Spatiotemporal variability of dissolved carbon and sources of dissolved inorganic carbon influenced by freeze–thaw and subsurface flow in an alpine headwater catchment of the Qinghai-Tibetan Plateau

Abstract

The temporal freeze–thaw (FT) and the spatial rock distribution have great impacts on riverine dissolved carbon transport and dissolved inorganic carbon (DIC) sources. However, the effects of the subsurface flow (SSF) process during the FT process and spatial riverine transport on dissolved carbon transport and DIC sources are still unclear due to the lack of available spatiotemporal measurements. Herein, we designed and implemented a complete scheme of water sampling including stream water (from upper headwater to the middle and downward) and SSF (in the soil, saprolite, and weathered bedrock layers) in an alpine headwater catchment. The characteristics of the dissolved organic and inorganic carbon (DOC and DIC), and δ13C-DIC were analyzed, and the spatiotemporal variability of the DIC source was explored. Our findings reveal that the impact of the FT process on the dissolved carbon dynamics and DIC sources is revealed in the dissolved carbon transport process controlled by the SSF process. Specifically, the deepening of the active layer during the FT process enhances the movement of SSF into the deeper layer, thereby activating DIC in this deep layer. Concurrently, DOC from the shallow layer rapidly infiltrates deeper layers, leading to minimal differences in DOC concentrations across layers. This results in an enriched behavior of DOC (b = 0.21) and a depleted behavior of DIC (b = −0.27) during the FT process. In terms of influence on DIC sources, the deepening active layer promotes silicate weathering in the silicate-rich deep layers and strengthens organic carbon mineralization.

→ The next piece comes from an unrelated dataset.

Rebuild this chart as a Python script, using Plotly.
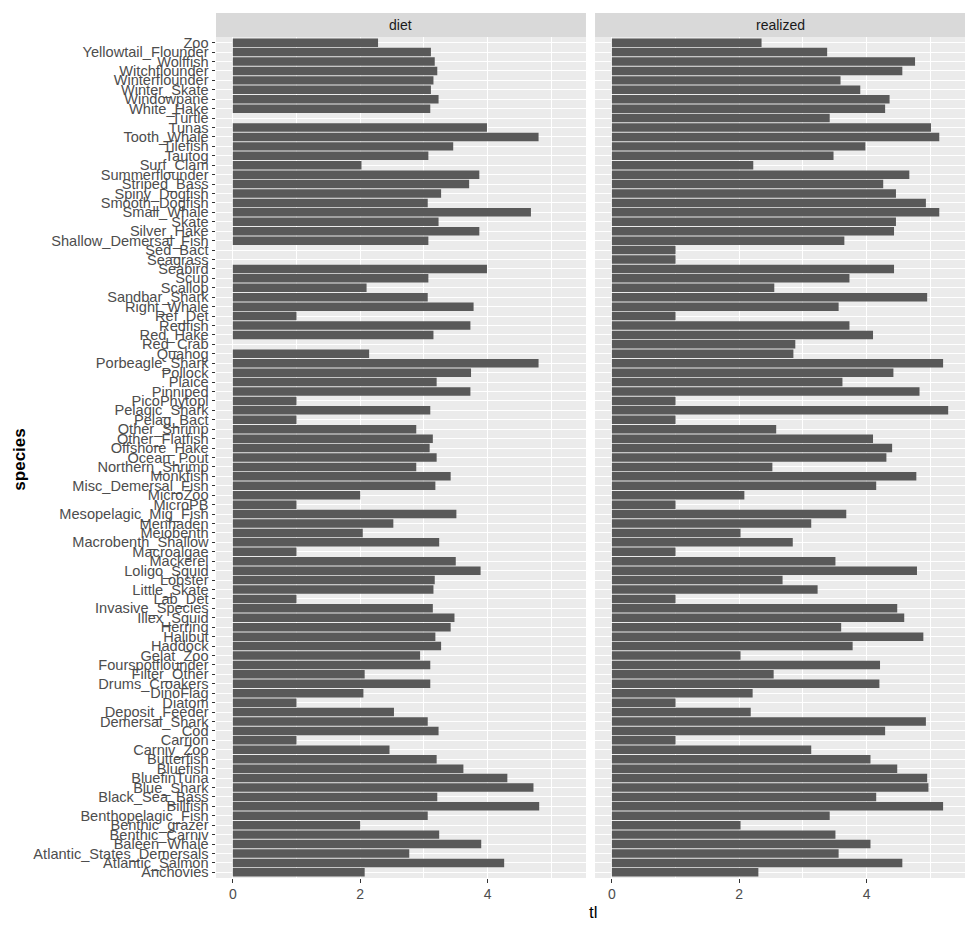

On a spatial scale, the rock distribution, particularly the Si/Ca ratio, predominantly controls the chemical weathering process and, consequently, determines the DIC sources. In contrast, the influence of organic carbon mineralization on DIC sources becomes less significant. In this study, the impact mode of SSF on dissolved carbon transport and transformation is elucidated, and the spatial influence of rock distribution on riverine DIC sources is emphasized.